White Clouds, Simplicity, and Divorce

So my wife and I have divorced.

What does one say after such a statement? Nothing is right.

I suppose I could say what I’m doing now, which is reading Zibigniew Herbert’s poem “Fragment” for maybe the hundredth time. I love how the poet begs for peace. I love the sifting through all the carnage and cruelty of humankind in a desperate search for kindness, goodness, and the pleading command for “white clouds.”

[…] not for the stone wreath of Troy do we implore You O Master not for a plume of fame white women and gold but restore if you can to blemished faces goodness and put simplicity into our hands just as you once put iron

send down white clouds Apollo white clouds white clouds

I read this over and over again.  I think I was in my first year at grad school when I encountered the poem for the first time.  I read it and wanted to scream it out the window.  I wanted to take a sledge hammer and crush it into the side of the red brick University lecture hall.
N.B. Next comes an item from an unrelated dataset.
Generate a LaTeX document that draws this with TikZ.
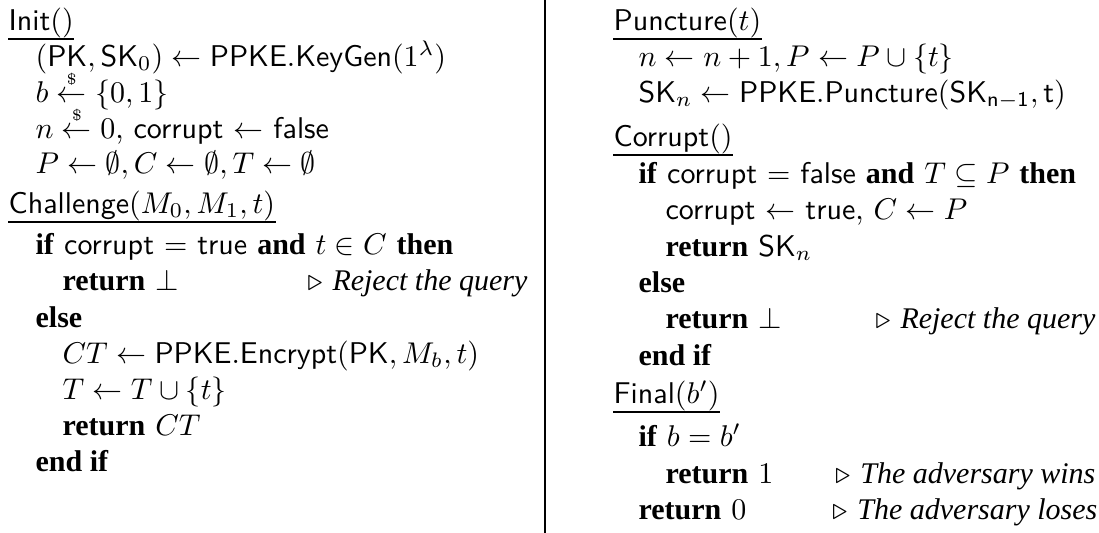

Now I come to it again.  Tired.  The screaming is gone — replaced with a resigned sadness.  And guilt.  But also quiet.  And maybe a sense of that simplicity Herbert asks for in his poem.  Blemished faces are everywhere.  And arrows, and “a sky crumpled by curses,” and it seems fate has not left us “much time to weep in their arms” meaning anyone’s arms: mine and hers; the man who helped us split our things; the landlord who bought the sofa and smaller fish tanks and the TV; even the cats which we had to give up.  I’d take a cat.  And now that we have both moved into our separate places, I call to ask if she remembers packing my phone charger, which she doesn’t, and I end the conversation with “love you” not thinking what it means.  Though it means something.

Maybe my automatic “love you” has become an arrow, a chunk of iron, and the time has come to put it down.  Let the white clouds descend.  Whatever they are.  I don’t care about Apollo.  I don’t care if the white clouds are really white clouds.  I just want to put down the iron and the bow and arrow.  “Love you,” I said.  I said to her “love you.”  As if it means the same as it once did.

But it means something.  Maybe those words aren’t iron and arrows, but are themselves the white clouds.  Maybe “love you” has become the simplicity and the goodness Herbert wants in his hands again.  And what I want.

For now, it is quiet here.  I am enjoying a moment alone in my parents house.  It’s who knows how late and I’m lying awake on the guest room bed, beside a ninety gallon aquarium that right now contains only fragments of gravel.  I will fill it tomorrow.  And when the water is clear and ready, I will go to the fish store and buy ten White Cloud Minnows.  In the wild they are nearly extinct.  They were discovered long ago on White Cloud Mountain in China by some guy named Tan.  Locally it was known as Tan’s fish, but now it is more commonly known by its scientific name alba nubes which is Latin for “white cloud.”  Thus White Cloud Minnow.

The choice of fish was actually my wife’s choice (is it too soon to say my X?)  I asked her to pick out a fish I could remember her by and she found the White Cloud Minnow.  She found the one fish that represents goodness and simplicity.



6 thoughts on “White Clouds, Simplicity, and Divorce

  1. Ryan, I just don’t know what to say. Sending love for you both. We will get together when you get up to Lewiston. Sending a virtual hug through the cold arms of the internet.

  2. I barely have time to blog let alone read other people’s blog posts. I generally scan posts but rarely read the whole thing. I read yours with the pace that I would read a gripping novel. I can feel your pain and loss and sorrow. I can picture you lost right now. In sum…you captured where you’re at right now so well and I thank you for sharing. You have quite a roller coaster ride for quite some time. I am inspired by all of the people I’ve met who have not only embarked on a new and fresh path after divorce, but found themselves sculpted into wiser and more evolved people as a consequence of the dark times they faced. I’m sure you will be no different!

  3. Ryan, Beth and I both read this blog. You always amaze me in your identifying your depth of feeling in general. This one was even more important. The amazement is somewhat in response to the feelings inside you that are there inside me and I have not identified them. So today, you identified and questioned feelings I have had with both of my former wives. The “Love you”. Thank you.

  4. Revealing emotions is harder for me than pronouncing Zibigniew, so thank you for having enough caring to do it. It helps us all, even those of us outside each other’s circles. Whether people are gravel or the 90 gallons worth of space, it’s good either way. We’re wishing everyone a full life full of caring and full of beautiful moments and only very few scrawny court dates. A dandelion is gorgeous. When the golden flower is gone, a few hundred new wishes appear for all. Everyone gets new wishes. Life’s the dandelion, I think, but it might be a new wish we can’t even pronounce. But you’ve learned to live in a foreign language before. ‘s gonna be fine.